## What to do:
Omit all pictures, then retype the data exactly as given.

## Provided data:
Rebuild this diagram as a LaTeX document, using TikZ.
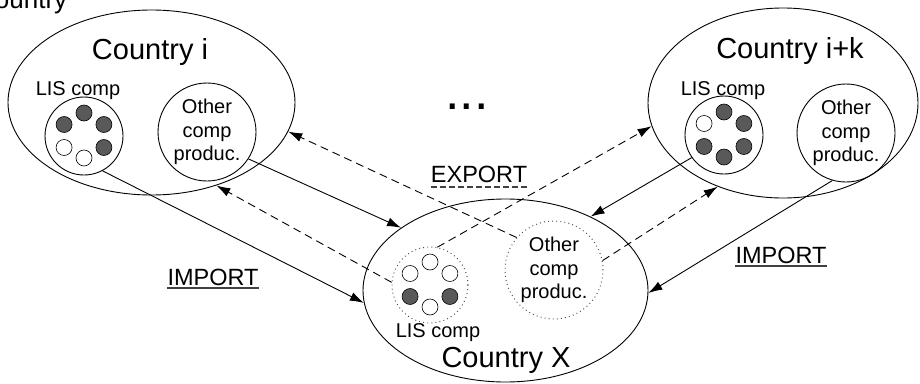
\documentclass[tikz,border=0pt]{standalone}
\usepackage{fontspec}
\setmainfont{Liberation Sans}
\usetikzlibrary{shapes.geometric,arrows.meta,calc}
\begin{document}
\begin{tikzpicture}[x=1pt,y=-1pt,
  country/.style={ellipse,draw,line width=0.9pt,inner sep=0pt},
  comp/.style={circle,draw,line width=0.9pt,inner sep=0pt,minimum size=98pt},
  lis/.style={circle,draw,line width=0.9pt,inner sep=0pt,minimum size=78pt},
  dcomp/.style={circle,draw=black!70,line width=1pt,dash pattern=on 0.9pt off 3.2pt,inner sep=0pt,minimum size=98pt},
  dlis/.style={circle,draw=black!70,line width=1pt,dash pattern=on 0.9pt off 3.2pt,inner sep=0pt,minimum size=76pt},
  dotf/.style={circle,draw,line width=0.6pt,fill=black!65,minimum size=16pt,inner sep=0pt},
  doto/.style={circle,draw,line width=0.6pt,fill=white,minimum size=16pt,inner sep=0pt},
  txt/.style={font=\fontsize{20}{23.5}\selectfont,align=center,inner sep=0pt},
  lisname/.style={font=\fontsize{20}{23}\selectfont,inner sep=0pt,anchor=base},
  big/.style={font=\fontsize{29}{34}\selectfont,inner sep=0pt,anchor=base},
  trade/.style={font=\fontsize{23.5}{27}\selectfont,inner sep=0pt,anchor=base},
  flow/.style={line width=0.9pt,-{Latex[length=14pt,width=9pt]}},
  dflow/.style={flow,dash pattern=on 8pt off 5pt},
  uline/.style={line width=1.3pt,black!75}
]
\useasboundingbox (0,0) rectangle (920,383);

% clipped caption at top left
\node[font=\fontsize{26}{30}\selectfont,inner sep=0pt,anchor=base west] (cut) at (-24,8) {Country};

% countries
\node[country,minimum width=287pt,minimum height=185pt] (ci) at (151.5,102.5) {};
\node[country,minimum width=270pt,minimum height=190pt] (ck) at (783,103) {};
\node[country,minimum width=285pt,minimum height=183pt] (cx) at (505.5,290.5) {};

\node[big] (tci) at (150,59) {Country i};
\node[big] (tck) at (790,58) {Country i+k};
\node[big] (tcx) at (506,367) {Country X};

\node[font=\fontsize{52}{56}\selectfont,inner sep=0pt,anchor=base] (more) at (467,109) {...};

% Country i components
\node[lis] (lisi) at (84,136) {};
\node[lisname] (tlisi) at (78,95) {LIS comp};
\node[comp,txt] (othi) at (207,132) {Other\\comp\\produc.};

% Country i+k components
\node[lis] (lisk) at (724,135) {};
\node[lisname] (tlisk) at (723,95) {LIS comp};
\node[comp,txt] (othk) at (846,133) {Other\\comp\\produc.};

% Country X components
\node[dlis] (lisx) at (430,285) {};
\node[lisname] (tlisx) at (438,337) {LIS comp};
\node[dcomp,txt] (othx) at (554,270) {Other\\comp\\produc.};

% dots of LIS i
\node[dotf] (i1) at ($(lisi)+(90:23pt)$) {};
\node[dotf] (i2) at ($(lisi)+(150:23pt)$) {};
\node[dotf] (i3) at ($(lisi)+(30:23pt)$) {};
\node[doto] (i4) at ($(lisi)+(210:23pt)$) {};
\node[dotf] (i5) at ($(lisi)+(330:23pt)$) {};
\node[doto] (i6) at ($(lisi)+(270:22pt)$) {};
% dots of LIS i+k
\node[dotf] (k1) at ($(lisk)+(90:23pt)$) {};
\node[doto] (k2) at ($(lisk)+(150:23pt)$) {};
\node[dotf] (k3) at ($(lisk)+(30:23pt)$) {};
\node[dotf] (k4) at ($(lisk)+(210:23pt)$) {};
\node[dotf] (k5) at ($(lisk)+(330:23pt)$) {};
\node[dotf] (k6) at ($(lisk)+(270:22pt)$) {};
% dots of LIS X
\node[doto] (x1) at ($(lisx)+(90:23pt)$) {};
\node[doto] (x2) at ($(lisx)+(150:23pt)$) {};
\node[doto] (x3) at ($(lisx)+(30:23pt)$) {};
\node[dotf] (x4) at ($(lisx)+(210:23pt)$) {};
\node[dotf] (x5) at ($(lisx)+(330:23pt)$) {};
\node[doto] (x6) at ($(lisx)+(270:22pt)$) {};

% trade labels
\node[trade] (impl) at (213,285) {IMPORT};
\node[trade] (impr) at (781,263) {IMPORT};
\node[trade] (exp) at (479,182) {EXPORT};
\draw[uline] ([yshift=-3pt]impl.base west) -- ([yshift=-3pt]impl.base east);
\draw[uline] ([yshift=-3pt]impr.base west) -- ([yshift=-3pt]impr.base east);
\draw[uline,dash pattern=on 6pt off 3pt] ([yshift=-5pt]exp.base west) -- ([yshift=-5pt]exp.base east);

% flows
\draw[flow] (lisi.-62) -- (cx.185);
\draw[flow] (othi.-33) -- (cx.149.8);
\draw[dflow] (lisx.176) -- (ci.-52.7);
\draw[dflow] (othx.139) -- (ci.-12.6);
\draw[dflow] (lisx.79.6) -- (ck.190.6);
\draw[dflow] (othx.11.8) -- (ck.232.6);
\draw[flow] (lisk.215.2) -- (cx.41.3);
\draw[flow] (othk.254) -- (cx.-1.2);
\end{tikzpicture}
\end{document}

## Solution to the problem:
Rebuild this diagram as a LaTeX document, using TikZ.
\documentclass[tikz,border=0pt]{standalone}
\usepackage{fontspec}
\setmainfont{Liberation Sans}
\usetikzlibrary{shapes.geometric,arrows.meta,calc}
\begin{document}
\begin{tikzpicture}[x=1pt,y=-1pt,
  country/.style={ellipse,draw,line width=0.9pt,inner sep=0pt},
  comp/.style={circle,draw,line width=0.9pt,inner sep=0pt,minimum size=98pt},
  lis/.style={circle,draw,line width=0.9pt,inner sep=0pt,minimum size=78pt},
  dcomp/.style={circle,draw=black!70,line width=1pt,dash pattern=on 0.9pt off 3.2pt,inner sep=0pt,minimum size=98pt},
  dlis/.style={circle,draw=black!70,line width=1pt,dash pattern=on 0.9pt off 3.2pt,inner sep=0pt,minimum size=76pt},
  dotf/.style={circle,draw,line width=0.6pt,fill=black!65,minimum size=16pt,inner sep=0pt},
  doto/.style={circle,draw,line width=0.6pt,fill=white,minimum size=16pt,inner sep=0pt},
  txt/.style={font=\fontsize{20}{23.5}\selectfont,align=center,inner sep=0pt},
  lisname/.style={font=\fontsize{20}{23}\selectfont,inner sep=0pt,anchor=base},
  big/.style={font=\fontsize{29}{34}\selectfont,inner sep=0pt,anchor=base},
  trade/.style={font=\fontsize{23.5}{27}\selectfont,inner sep=0pt,anchor=base},
  flow/.style={line width=0.9pt,-{Latex[length=14pt,width=9pt]}},
  dflow/.style={flow,dash pattern=on 8pt off 5pt},
  uline/.style={line width=1.3pt,black!75}
]
\useasboundingbox (0,0) rectangle (920,383);

% clipped caption at top left
\node[font=\fontsize{26}{30}\selectfont,inner sep=0pt,anchor=base west] (cut) at (-24,8) {Country};

% countries
\node[country,minimum width=287pt,minimum height=185pt] (ci) at (151.5,102.5) {};
\node[country,minimum width=270pt,minimum height=190pt] (ck) at (783,103) {};
\node[country,minimum width=285pt,minimum height=183pt] (cx) at (505.5,290.5) {};

\node[big] (tci) at (150,59) {Country i};
\node[big] (tck) at (790,58) {Country i+k};
\node[big] (tcx) at (506,367) {Country X};

\node[font=\fontsize{52}{56}\selectfont,inner sep=0pt,anchor=base] (more) at (467,109) {...};

% Country i components
\node[lis] (lisi) at (84,136) {};
\node[lisname] (tlisi) at (78,95) {LIS comp};
\node[comp,txt] (othi) at (207,132) {Other\\comp\\produc.};

% Country i+k components
\node[lis] (lisk) at (724,135) {};
\node[lisname] (tlisk) at (723,95) {LIS comp};
\node[comp,txt] (othk) at (846,133) {Other\\comp\\produc.};

% Country X components
\node[dlis] (lisx) at (430,285) {};
\node[lisname] (tlisx) at (438,337) {LIS comp};
\node[dcomp,txt] (othx) at (554,270) {Other\\comp\\produc.};

% dots of LIS i
\node[dotf] (i1) at ($(lisi)+(90:23pt)$) {};
\node[dotf] (i2) at ($(lisi)+(150:23pt)$) {};
\node[dotf] (i3) at ($(lisi)+(30:23pt)$) {};
\node[doto] (i4) at ($(lisi)+(210:23pt)$) {};
\node[dotf] (i5) at ($(lisi)+(330:23pt)$) {};
\node[doto] (i6) at ($(lisi)+(270:22pt)$) {};
% dots of LIS i+k
\node[dotf] (k1) at ($(lisk)+(90:23pt)$) {};
\node[doto] (k2) at ($(lisk)+(150:23pt)$) {};
\node[dotf] (k3) at ($(lisk)+(30:23pt)$) {};
\node[dotf] (k4) at ($(lisk)+(210:23pt)$) {};
\node[dotf] (k5) at ($(lisk)+(330:23pt)$) {};
\node[dotf] (k6) at ($(lisk)+(270:22pt)$) {};
% dots of LIS X
\node[doto] (x1) at ($(lisx)+(90:23pt)$) {};
\node[doto] (x2) at ($(lisx)+(150:23pt)$) {};
\node[doto] (x3) at ($(lisx)+(30:23pt)$) {};
\node[dotf] (x4) at ($(lisx)+(210:23pt)$) {};
\node[dotf] (x5) at ($(lisx)+(330:23pt)$) {};
\node[doto] (x6) at ($(lisx)+(270:22pt)$) {};

% trade labels
\node[trade] (impl) at (213,285) {IMPORT};
\node[trade] (impr) at (781,263) {IMPORT};
\node[trade] (exp) at (479,182) {EXPORT};
\draw[uline] ([yshift=-3pt]impl.base west) -- ([yshift=-3pt]impl.base east);
\draw[uline] ([yshift=-3pt]impr.base west) -- ([yshift=-3pt]impr.base east);
\draw[uline,dash pattern=on 6pt off 3pt] ([yshift=-5pt]exp.base west) -- ([yshift=-5pt]exp.base east);

% flows
\draw[flow] (lisi.-62) -- (cx.185);
\draw[flow] (othi.-33) -- (cx.149.8);
\draw[dflow] (lisx.176) -- (ci.-52.7);
\draw[dflow] (othx.139) -- (ci.-12.6);
\draw[dflow] (lisx.79.6) -- (ck.190.6);
\draw[dflow] (othx.11.8) -- (ck.232.6);
\draw[flow] (lisk.215.2) -- (cx.41.3);
\draw[flow] (othk.254) -- (cx.-1.2);
\end{tikzpicture}
\end{document}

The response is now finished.